Je viens de regarder avec attention la vidéo d’Aimé sur www.youtube.com. Une chose m’a particulièrement intéressé dans son propos : « Il y a une élite, il y a le peuple. (…) Nous essayons de casser ce trou là ! »
J’achète.

Merci Liss.

@+, O.G.

Liss a dit…

Grand frère,

c'est une oeuvre qui mérite d'être lue et qui, au-delà des "conseillers" des hommes politiques, s'adresse à tout conseiller, à toute personne proche d'une autre personne qui s'apprête à commettre un forfait, ou qui est en train de le faire : que fait-elle ? Elle a un rôle important qu'elle doit exercer...

Aimé a dit…

Ok: Intellectuelle et femme... ne serait-ce pas bien Liss par déduction logique ? Oh, mieux: l'Auteure de "Détonations et Folie"?

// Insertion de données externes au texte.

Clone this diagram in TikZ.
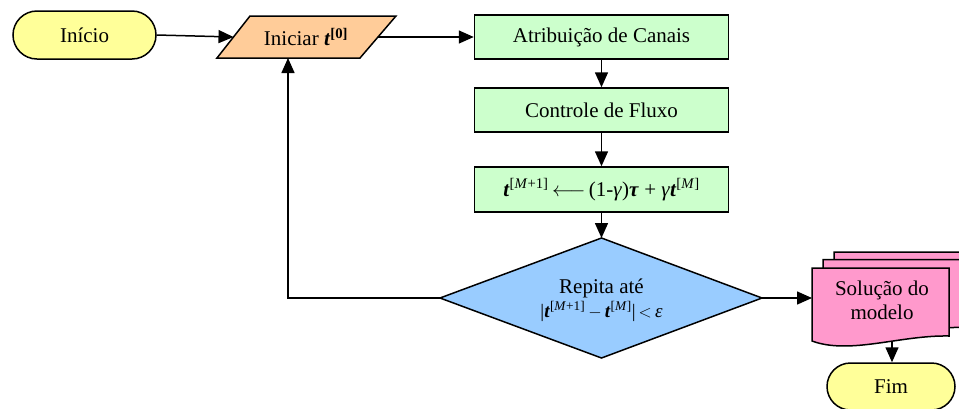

Si seulement, on pouvait tous prendre la mesure des "détonations", savemment amplifiée par Liss, on previendrait la "folie" de ceux qui nous gouvernent et de ce qui nous gouverne nous êtres humains.

Que 2011 apporte le vent mesuré de cette prise de conscience humaine et le changement de la cruauté par l'humanité.
Voilà notre prière livresque, qui doit d'abord te récompenser toi, Liss, pour ta force d'analyse et ton analyse-force, vu ton humanité.

Merci Liss

A.E

Liss a dit…

Cher Aimé,

tes interventions sont toujours de jolis morceaux littéraires.
Merci pour tes mots, puisse Dieu t'entendre et nous préserver de la "folie" de ceux qui nous gouvernent. En tout cas toi tu as fais ce qui était en ton pouvoir pour éviter cette folie : inviter chacun à la prise de conscience.

kinzy a dit…

Coucou Liss
Je n'ai pas encore visionné la vidéo, mais j'ai apprécié que tu relève ce paragraphe:
""Car la paix vaut mieux que toute la fortune du monde, et l'or de la vie humaine plus que l'or de la terre ou l'or noir. Et seule la femme, qui est le réceptacle du mystère de la conception et connaît bien évidemment les douleurs de l'accouchement, apprécie beaucoup mieux à sa juste valeur le prix d'une vie humaine ; ainsi, plus qu'un homme, c'est elle qui est mieux à même à convaincre la paix à s'installer sans inquiétude dans une Principauté. (page 140)""

Merci Liss, comme tu dis son oeuvre mérite d'être lu.
Je te souhaite de passer de joyeuses fêtes et embrasse tes petits "loulou" de ma part.

Liss a dit…

Chère soeur,

Si tout le monde, en particulier les hommes politiques, pouvaient également voir en la vie humaine un or plus précieux que tout, nous ne déplorerions pas tant de malheurs.
Joyeuses fêtes à toi aussi ainsi qu'à toute ta maisonnée. Joie, Paix, Amour pour 2011.

Caroline. K a dit…

Bonjour Liss,

Après presque 5 mois de sommeil, j'ai repris en main mon blog de la carterie. Et je réponds donc à des commentaires qui m'attendent depuis la mi juillet date de ma pause estivale qui s'est prolongée pour cause de déménagement et de nouvelle activité professionnelle. Mais on oublie pas ses premiers amours et j'adore ma petite carterie.

J'espère que tu vas bien et que nous reprendrons nos échanges avec le même plaisir.

Tu m'as donné envie de le découvrir. J'ai l'impression d'un son de cloche différent, alors j'irais voir de plus près.

J'espère que tu as eu un bon réveillon en famille.

Joyeux Noël tardif

Bisous-------

Caro

Liss a dit…

Ma très chère Caro, je compte bien poursuivre mes échanges avec toi ! C'est aussi la poursuite de notre amitié. 5 mois, ça a été bien long, ça fera du bien à tous ceux qui te fréquentaient de te retrouver !
Bonnes fêtes de fin d'année à toi aussi.